I got the new form of chunk generation working in my terrain-test branch. I’m probably going to bring this over into the main branch, but what I wanted to work on was the actual terrain generation. The first chunk generated (hexagon coordinates q=0, r=0, s=0) for it’s “center” or anchor will always have the starting city core at it, but I also want other city cores spread across the map. At what distances apart they spawn will need to be determined experimentally by playing, and if I add difficulty settings, they could affect this distance calculation.
The first thing I tackled was enemy core generation, and my first pass at an algorithm showed the I need to make things more random.
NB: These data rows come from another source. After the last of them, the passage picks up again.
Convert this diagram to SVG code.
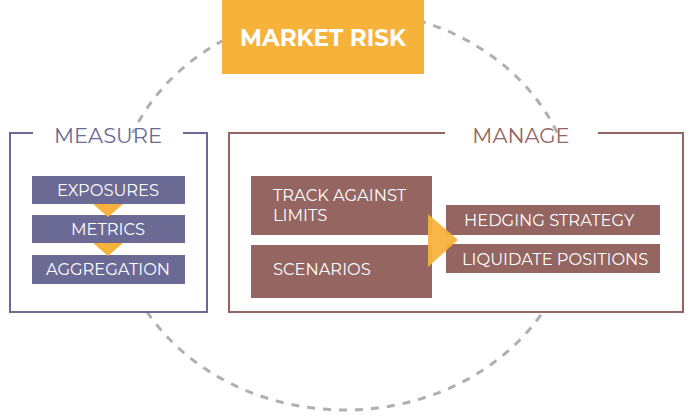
<svg xmlns="http://www.w3.org/2000/svg" width="691" height="418" viewBox="0 0 691 418">
<style>
text{font-family:"Montserrat","Lato","Liberation Sans",sans-serif;fill:#fff;font-size:16.3px}
.p{fill:#6b6a95}.b{fill:#946561}.o{fill:#f7b23b}
.t{font-size:21px}
</style>
<rect width="691" height="418" fill="#fff"/>
<g id="connectors">
<ellipse cx="345" cy="210" rx="230" ry="200" fill="none" stroke="#b0b0b0" stroke-width="3" stroke-dasharray="8 8"/>
</g>
<g id="measure">
<rect x="10" y="133" width="197" height="179" fill="#fff"/>
<path d="M33 133H10V312H207V133H183" fill="none" stroke="#6b6a95" stroke-width="2"/>
<text x="108" y="143" class="t" text-anchor="middle" style="fill:#6b6a95">MEASURE</text>
<rect class="p" x="32" y="176" width="153" height="28"/>
<rect class="p" x="32" y="215" width="153" height="28"/>
<rect class="p" x="32" y="255" width="153" height="29"/>
<polygon class="o" points="93,204 123,204 108,217"/>
<polygon class="o" points="93,243 123,243 108,256"/>
<text x="108" y="196" text-anchor="middle">EXPOSURES</text>
<text x="108" y="235" text-anchor="middle">METRICS</text>
<text x="108" y="275" text-anchor="middle">AGGREGATION</text>
</g>
<g id="manage">
<rect x="229" y="133" width="454" height="179" fill="#fff"/>
<path d="M445 133H229V312H683V133H598" fill="none" stroke="#946561" stroke-width="2"/>
<text x="521" y="143" class="t" text-anchor="middle" style="fill:#946561">MANAGE</text>
<rect class="b" x="251" y="176" width="181" height="59"/>
<rect class="b" x="251" y="245" width="181" height="53"/>
<rect class="b" x="446" y="205" width="214" height="30"/>
<rect class="b" x="446" y="244" width="214" height="29"/>
<polygon class="o" points="428,214 458,240 428,267" opacity="0.95"/>
<text x="273" y="201">TRACK AGAINST</text>
<text x="273" y="221">LIMITS</text>
<text x="273" y="275">SCENARIOS</text>
<text x="464" y="226">HEDGING STRATEGY</text>
<text x="462" y="265">LIQUIDATE POSITIONS</text>
</g>
<g id="market-risk">
<rect class="o" x="222" y="0" width="202" height="74"/>
<text x="323" y="46" text-anchor="middle" style="font-size:23px;font-weight:bold">MARKET RISK</text>
</g>
</svg>
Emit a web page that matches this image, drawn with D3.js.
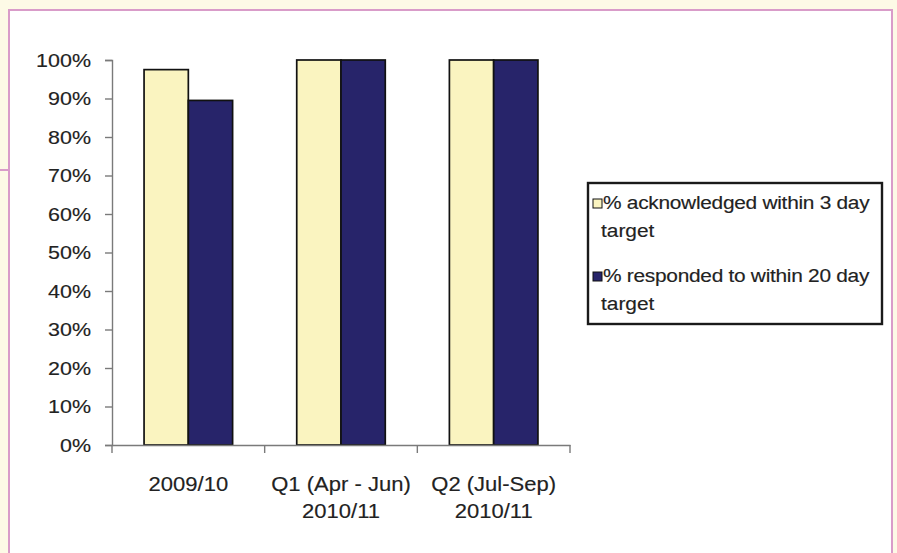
<!DOCTYPE html>
<html>
<head>
<meta charset="utf-8">
<script src="https://cdn.jsdelivr.net/npm/d3@7"></script>
<style>
  html, body { margin: 0; padding: 0; background: #fdfae6; }
  svg { display: block; }
  text { font-family: "Liberation Sans", Arial, sans-serif; fill: #222; stroke: #222; stroke-width: 0.15px; }
</style>
</head>
<body>
<svg id="chart" width="897" height="553"></svg>
<script>
// Complaint handling performance against targets
const categories = [["2009/10"], ["Q1 (Apr - Jun)", "2010/11"], ["Q2 (Jul-Sep)", "2010/11"]];
const seriesNames = ["% acknowledged within 3 day target", "% responded to within 20 day target"];
const legendLines = [["% acknowledged within 3 day", "target"], ["% responded to within 20 day", "target"]];
const acknowledged = [97.5, 100, 100];
const responded = [89.5, 100, 100];
const yTicks = [0, 10, 20, 30, 40, 50, 60, 70, 80, 90, 100];
const colors = ["#faf4c0", "#27246a"];

const svg = d3.select("#chart");
const W = 897, H = 553;
const stretch = 1.13;

// page panel with pink frame
svg.append("rect").attr("x", 0).attr("y", 0).attr("width", W).attr("height", H).attr("fill", "#fdfae6");
svg.append("rect").attr("x", 9).attr("y", 10).attr("width", 883).attr("height", H).attr("fill", "#ffffff");
const frame = svg.append("g").attr("stroke", "#d99cc9").attr("stroke-width", 2).attr("fill", "none");
frame.append("path").attr("d", `M9,${H} V10 H892 V${H}`);
frame.append("path").attr("d", "M0,170 H9");

function stretchedText(parent, x, y, str, size, anchor) {
  return parent.append("text")
    .attr("transform", `translate(${x},${y}) scale(${stretch},1)`)
    .attr("text-anchor", anchor)
    .attr("font-size", size)
    .text(str);
}

const x0 = 112, x1 = 570, yTop = 60, yBottom = 445;
const x = d3.scaleBand().domain(d3.range(categories.length)).range([x0, x1]).padding(0);
const inset = x.bandwidth() * 0.21;
const xs = d3.scaleBand().domain([0, 1]).range([inset, x.bandwidth() - inset]).padding(0);
const y = d3.scaleLinear().domain([0, 100]).range([yBottom, yTop]);

// bars
const data = categories.map((c, i) => [acknowledged[i], responded[i]]);
const groups = svg.append("g").selectAll("g").data(data).join("g")
  .attr("transform", (d, i) => `translate(${x(i)},0)`);
groups.selectAll("rect").data(d => d.map((v, s) => ({ v, s }))).join("rect")
  .attr("x", d => xs(d.s))
  .attr("y", d => y(d.v))
  .attr("width", xs.bandwidth())
  .attr("height", d => y(0) - y(d.v))
  .attr("fill", d => colors[d.s])
  .attr("stroke", "#111")
  .attr("stroke-width", 1.7);

// y axis
const yAxis = svg.append("g").attr("transform", `translate(${x0},0)`)
  .call(d3.axisLeft(y).tickValues(yTicks).tickSize(7).tickFormat(""));
yAxis.select(".domain").attr("stroke", "#7a7a7a").attr("stroke-width", 1.4);
yAxis.selectAll(".tick line").attr("stroke", "#7a7a7a").attr("stroke-width", 1.4);
yTicks.forEach(t => stretchedText(svg, 91, y(t) + 6.8, t + "%", 19, "end"));

// x axis
const xAxis = svg.append("g").attr("transform", `translate(0,${yBottom})`)
  .call(d3.axisBottom(x).tickSize(0).tickFormat(""));
xAxis.select(".domain").attr("stroke", "#7a7a7a").attr("stroke-width", 1.4);
xAxis.selectAll(".tick").remove();
const bounds = x.domain().map(i => x(i)).concat([x1]);
svg.append("g").selectAll("line").data(bounds).join("line")
  .attr("x1", d => d).attr("x2", d => d)
  .attr("y1", yBottom).attr("y2", yBottom + 8)
  .attr("stroke", "#7a7a7a").attr("stroke-width", 1.4);

categories.forEach((lines, i) => {
  const cx = x(i) + x.bandwidth() / 2;
  lines.forEach((ln, j) => stretchedText(svg, cx, 491 + j * 27, ln, 19.5, "middle"));
});

// legend
const lg = svg.append("g");
lg.append("rect").attr("x", 588).attr("y", 183).attr("width", 294).attr("height", 141)
  .attr("fill", "#fff").attr("stroke", "#1a1a1a").attr("stroke-width", 2.4);
const itemY = [209, 282];
legendLines.forEach((lines, i) => {
  lg.append("rect").attr("x", 593).attr("y", itemY[i] - 10).attr("width", 9).attr("height", 9)
    .attr("fill", colors[i]).attr("stroke", "#111").attr("stroke-width", 1);
  lines.forEach((ln, j) => stretchedText(lg, j === 0 ? 603 : 601, itemY[i] + j * 28, ln, 18.5, "start")
    .attr("letter-spacing", j === 0 ? -0.25 : 0));
});
</script>
</body>
</html>
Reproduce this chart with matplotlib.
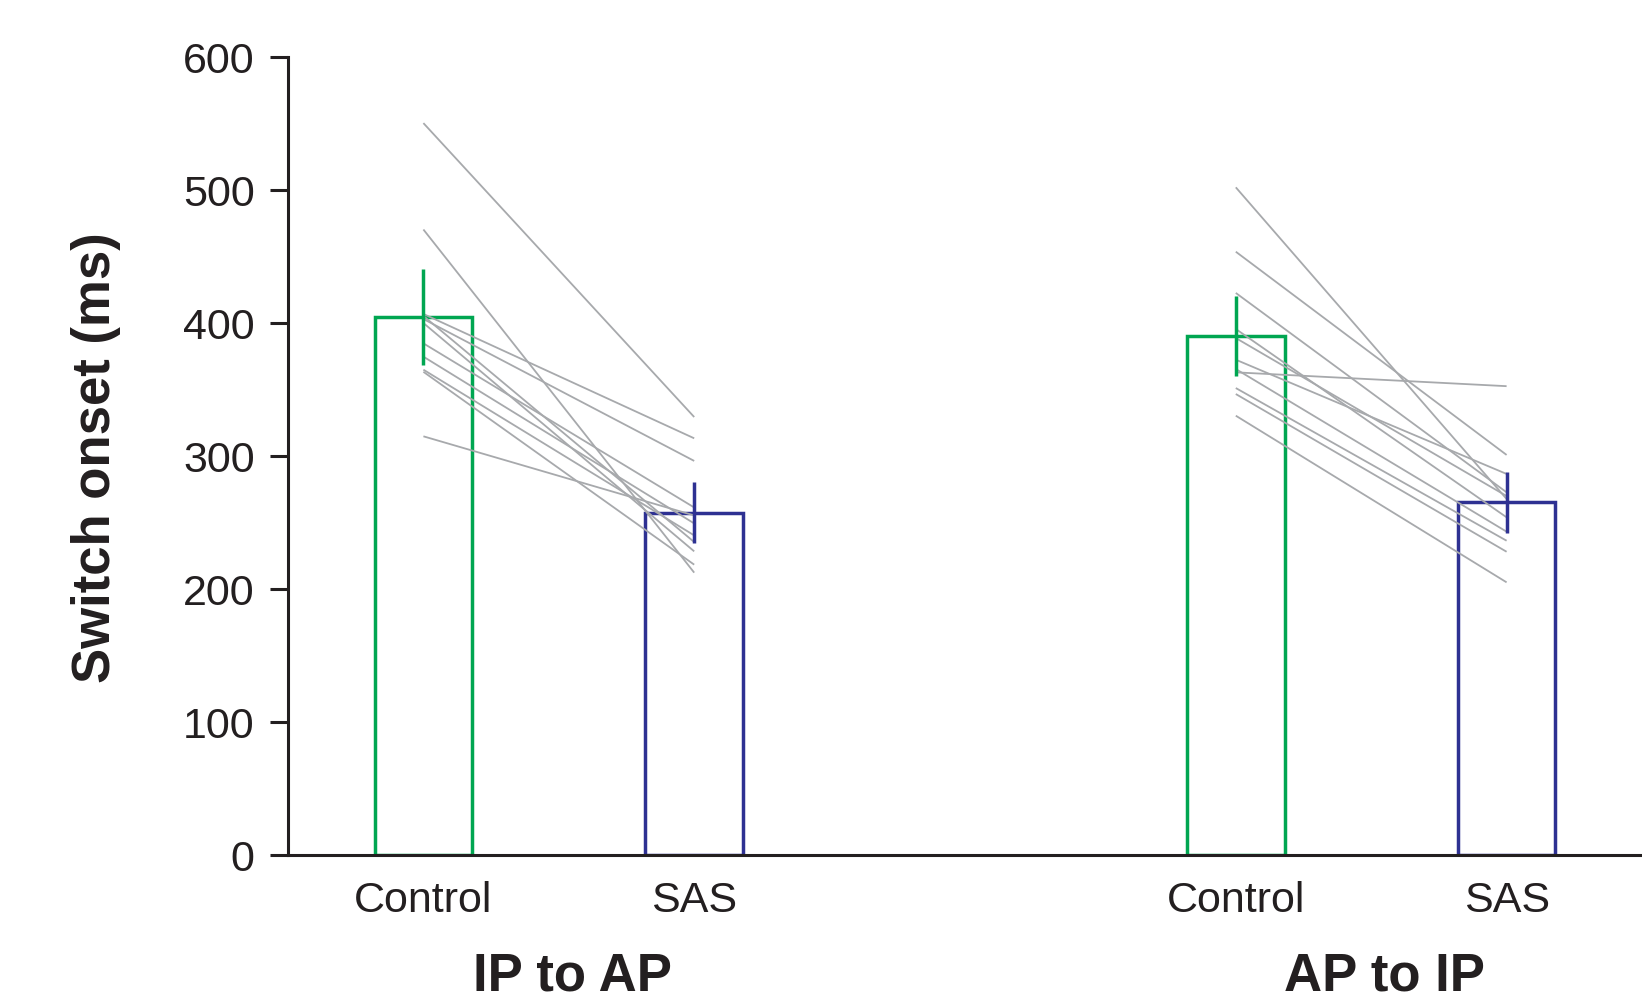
import matplotlib
matplotlib.use("Agg")
import matplotlib.pyplot as plt
from matplotlib.transforms import blended_transform_factory

# ---- data ----
groups = ["IP to AP", "AP to IP"]
conditions = ["Control", "SAS"]
bar_means_control = [404, 390]
bar_means_sas = [257, 265]
err_control = [36, 30]
err_sas = [23, 23]

ip_ap_control = [550, 470, 406.5, 405, 402.7, 399.7, 384.4, 374.4, 364.6, 363, 314.5]
ip_ap_sas = [329, 212, 313, 235, 296, 228, 261, 249, 240, 218, 255]
ap_ip_control = [501.7, 453.3, 422.3, 395.2, 388.4, 372.1, 365.1, 362.6, 350.8, 346.3, 330.0]
ap_ip_sas = [267.4, 300.5, 272.4, 253.6, 269.6, 286.2, 242.8, 352.2, 236.0, 227.7, 204.7]

yticks = [0, 100, 200, 300, 400, 500, 600]

# ---- style ----
GREEN = "#00A651"
BLUE = "#2E3192"
GRAY = "#A7A9AC"
plt.rcParams["font.family"] = ["Liberation Sans", "DejaVu Sans"]

fig = plt.figure(figsize=(16.42, 9.95), dpi=100)
ax = fig.add_axes([288 / 1642, 139.4 / 995, 1 - 288 / 1642, 798 / 995])

group_pos = [0.0, 3.0]
offset = 1.0
width = 0.36

subjects = [(ip_ap_control, ip_ap_sas), (ap_ip_control, ap_ip_sas)]

for gi, g0 in enumerate(group_pos):
    xc, xs = g0, g0 + offset
    ax.bar(xc, bar_means_control[gi], width=width, facecolor="white",
           edgecolor=GREEN, linewidth=2.5, zorder=2)
    ax.bar(xs, bar_means_sas[gi], width=width, facecolor="white",
           edgecolor=BLUE, linewidth=2.5, zorder=2)
    c_vals, s_vals = subjects[gi]
    for cv, sv in zip(c_vals, s_vals):
        ax.plot([xc, xs], [cv, sv], color=GRAY, linewidth=1.3, zorder=3,
                solid_capstyle="butt")
    ax.vlines(xc, bar_means_control[gi] - err_control[gi],
              bar_means_control[gi] + err_control[gi], color=GREEN,
              linewidth=2.5, zorder=4)
    ax.vlines(xs, bar_means_sas[gi] - err_sas[gi],
              bar_means_sas[gi] + err_sas[gi], color=BLUE,
              linewidth=2.5, zorder=4)

ax.set_xlim(-0.5, 4.5)
ax.set_ylim(0, 600)
ax.set_yticks(yticks)
ax.set_yticklabels([str(t) for t in yticks])

xt = []
xl = []
for g0 in group_pos:
    xt += [g0, g0 + offset]
    xl += conditions
ax.set_xticks(xt)
ax.set_xticklabels(xl)

for s in ["top", "right"]:
    ax.spines[s].set_visible(False)
for s in ["left", "bottom"]:
    ax.spines[s].set_linewidth(2.2)
    ax.spines[s].set_color("#231F20")
    ax.spines[s].set_zorder(5)

ax.tick_params(axis="y", direction="out", length=13, width=2.2,
               labelsize=31, pad=11, colors="#231F20")
ax.tick_params(axis="x", length=0, labelsize=31, pad=18, colors="#231F20")

trans = blended_transform_factory(ax.transData, fig.transFigure)
for g0, name in zip(group_pos, groups):
    ax.text(g0 + 0.55, 4 / 995, name, transform=trans, ha="center",
            va="baseline", fontsize=38, fontweight="bold", color="#231F20")

fig.text(96 / 1642, (995 - 458) / 995, "Switch onset (ms)", rotation=90,
         ha="center", va="center", fontsize=38, fontweight="bold",
         color="#231F20")

fig.savefig("out.png", dpi=100)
I’m using a hash function with a seed appended to it, but the results were a little too deterministic for my liking.

This is exactly why I wanted to create something to give me a larger view of the terrain map, because I might have missed this regularity otherwise.
I’m using Python’s hash function on a tuple containing the hexagon coordinates (q, r, s + seed) and then checking if a hex should maybe have a core added to it if the hash is % some number. Obviously this isn’t working yet, but it’s a fine first pass.
I also started working on terrain hex generation. Ideally I’d like blue hexes (water) to cluster together a bit to give water bodies, and the other colours to have some other nice distribution. The first pass uses OpenSimplex to generate the noise, due to Perlin noise having some artifacts, and then binning the values directly to sprites. I also spent too much time reading about procedural terrain generation and not programming.

Again, the first pass here was less of what I was looking for, but it at least works and I can tweak the normalization function until I’ve got something better to look at with the correct proportions of water hexes. I do plan on having water be a barrier of movement to certain units, and stop building of normal networks.